Como se pode dirimir este conflito?
Eu, como responsável do sector, digo que o Brasil não é proteccionista nesta área. Somos abertos. Ainda ontem comemos pata negra que vem de Espanha. Mas não posso exportar para a Europa a carne de suíno brasileira porque a UE diz que não reconhece o meu sistema de controlo (a segregação de ractopamina). No entanto, exportamos 100 mil toneladas para a China e 130 mil toneladas para a Rússia em sistema de segregação de ractopamina e funciona. Isto sim, é proteccionismo. Se quiserem vir vender frango no Brasil, são muito bem-vindos. Peçam equivalência, nós vamos verificar as plantas. Queremos a mesma exigência. Claro que o Brasil como um todo é protecionista, como a Europa como um todo é proteccinista. Mas somos protecionistas noutros sectores, e a Europa é protecionista na agricultura.
O director-geral da OMC, Roberto Carvalho de Azevedo, é brasileiro. Em que medida é que esta condição tem ajudado a resolver questões que vão opondo o Brasil a outros países?

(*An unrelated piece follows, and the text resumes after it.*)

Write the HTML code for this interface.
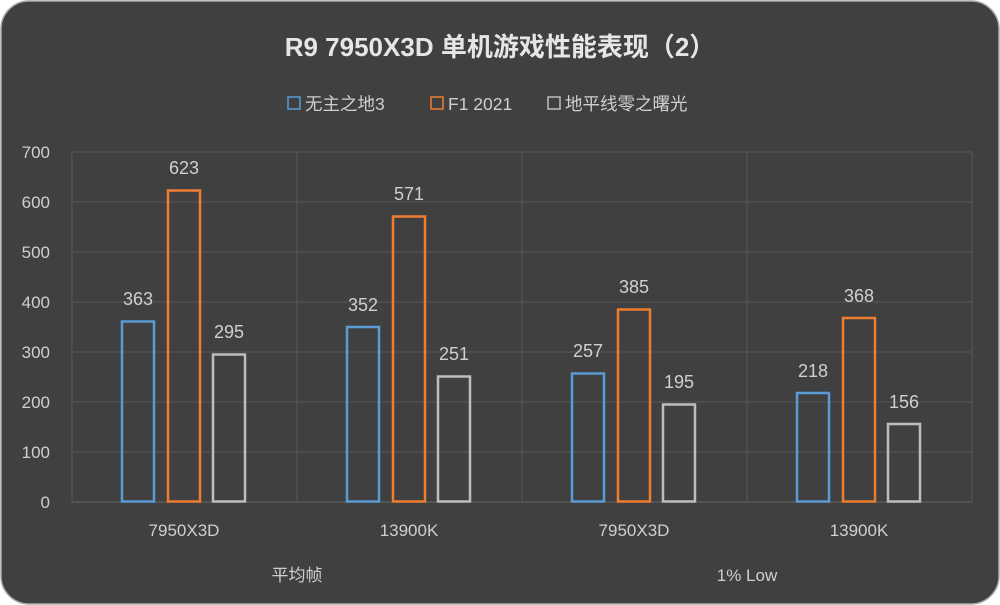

O Dr. Roberto Azevedo é um grande director/presidente da OMC, tanto que foi reeleito recentemente. A ajuda ao Brasil é apenas a facilidade de acesso por falarmos a mesma língua e por ele atender convites como o que fizemos para participar no Salão Internacional de Avicultura e Suinicultura (SIAVS). Nada mais. O Dr. Roberto não conversa sobre problemas da OMC e quando perguntamos o que pensa responde: “Não me perguntem isso. Sou juiz, a decisão vai sair da minha entidade.” Mas facilita. Para o Brasil é um grande orgulho ter o director/presidente da OMC e o director/ presidente da Organização das Nações Unidas para a Agricultura e Alimentação (FAO) e, agora, o director-coordenor do Codex Alimentar, todos brasileiros. Isto mostra ao mundo que o Brasil é protagonista nestas áreas e tem bons valores, já não somos um país que corre atrás dos outros. Temos tecnologia e ciência, um ministério que mantém a sanidade e a seriedade. Estamos entre os melhores do mundo para discutir ideias e é um orgulho ver estas questões serem debatidas em português, o resto do mundo a ter de aprender a dizer “bom dia” e “obrigado”.